Sex, money and the Catholic Church

Misconduct involving sex and money is always hot material for media everywhere; more so when it involves persons of power and moral influence.  That is why politicians and priests are particularly favored subjects of reportage on sleaze.  It is not right to assume that the media attention is necessarily “politically-motivated” or “wellorchestrated”.   Nor should it always amount to a “conspiracy” against an institution.  Wherever lurks a contradiction between behavior and an assumed moral ideal, media cannot be so far behind.

Those who make the laws are expected to be the most law-abiding. And those who preach restraint and sublimity are naturally looked upon as exemplars of nobility.  Justice is distributive: the moral failings of ordinary mortals do not excite the public as much as the weaknesses of their moral and political mentors.  There is thus an instant, and sometimes malicious, delight in the modern demystification of power and holiness.

That is why Senator Ramon Revilla’s daughter, Princess, is in the news for beating up her two maids.  That is why basketball celebrity, Robert Jaworski, is in trouble for making careless and insensitive utterances as Allan Caidic lay in pain on the floor.  It is why Fr. Jojo Maximiano cannot shake off the media after he was reported as having been arrested for having sex with a woman inside a parked vehicle.   And finally, it is also why Cardinal Sin finds himself uncomfortably in the public eye, as head of the Archdiocese of Manila, the former owner of Monte de Piedad.  Senator Juan Flavier wants him investigated for his supposed involvement in the financial problems that recently brought down the bank.

But just as the reported cruelty of Senator Revilla’s daughter does not necessarily diminish our respect for the law, nor the perceived insensitivity of Jaworski our love for basketball, so too the reportage on Fr.
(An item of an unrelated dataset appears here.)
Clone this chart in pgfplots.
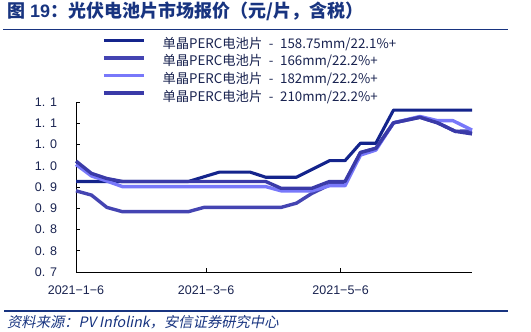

Jojo and the good Cardinal need not represent a de-legitimation of either the Catholic Church or of religion.  Of course, the attitude of today’s media is a far cry from the days when the public would stand in absolute awe of their political and moral superiors even as they routinely flout the standards of public decency.

But I should think it is a move in the right direction when we can step back from our institutions, and be able to distinguish between the concepts they embody and the practice of those who presently lead them.   There is after all nothing new in priests having sexual liaisons or engaging in the mundane pursuit of money and property.  These were among the most common recollections of the impact of the Spanish friars upon our communities.  Only the fear of the divine that we associate with worship prevented us at that time from making a big issue of such examples of priestly surrender to human desire.

Today, secularization has indeed made the Church and the clergy more vulnerable to public scrutiny.  But it has also allowed the faithful to deepen their faith, to divorce religiosity from mere habit, to re-invent the Church as a valuable human institution in an evolving society, and, I hope, to accept  priests as fellow human beings.

Some people lose their faith certainly, as the result of an honest questioning of its fundamental assumptions.  But not always the inner life, or what Nietzsche – that arch-critic of Christianity – called “the inner world of sublime, tender, intuitive, deeply contrite, blissfully hopeful moods (which) was begotten in man primarily through worship.”

Government officials and the media have every right to look into the possible culpability of Church people in the collapse of Monte de Piedad.  But, I am skeptical of the effectiveness and investigative value of another Senate inquiry into yet another scam.  Often such investigations acquire the accusatory tone of an inquisition whose principal effect is the humiliation of people than the gathering of lessons for making better laws.   It  might perhaps be better to create a special commission that would conduct a quiet inquiry into the operation of the banking system for the purpose of preventing the recurrence of abusive practices that are harmful to the public interest.

And what of the sexual behavior of the clergy?   I would think this is a matter completely internal to the Catholic Church, and that ought to be treated as such by media except where some harm has been inflicted upon another human being.  I am not aware that there has been a complainant in Fr. Jojo’s case, even assuming that the event which supposedly prompted the police to go after him is true.  Why can’t we leave the man alone?

In Jullie Yap Daza’s TV program the other night, she had as guests children of ex-priests.  Jullie asked them if they had ever felt any discomfort at being known as the offspring of priests.  I was very happy to hear from the kids themselves that their lives have been anything but abnormal.  But why shouldn’t they be?  And perhaps, more importantly, why should we, the public, expect them and their parents to be other than normal?

We want priests to take their place in a modern secular society.  We must begin by unlearning those unrealistic expectations in which we, like the Church in Rome, continue to imprison them.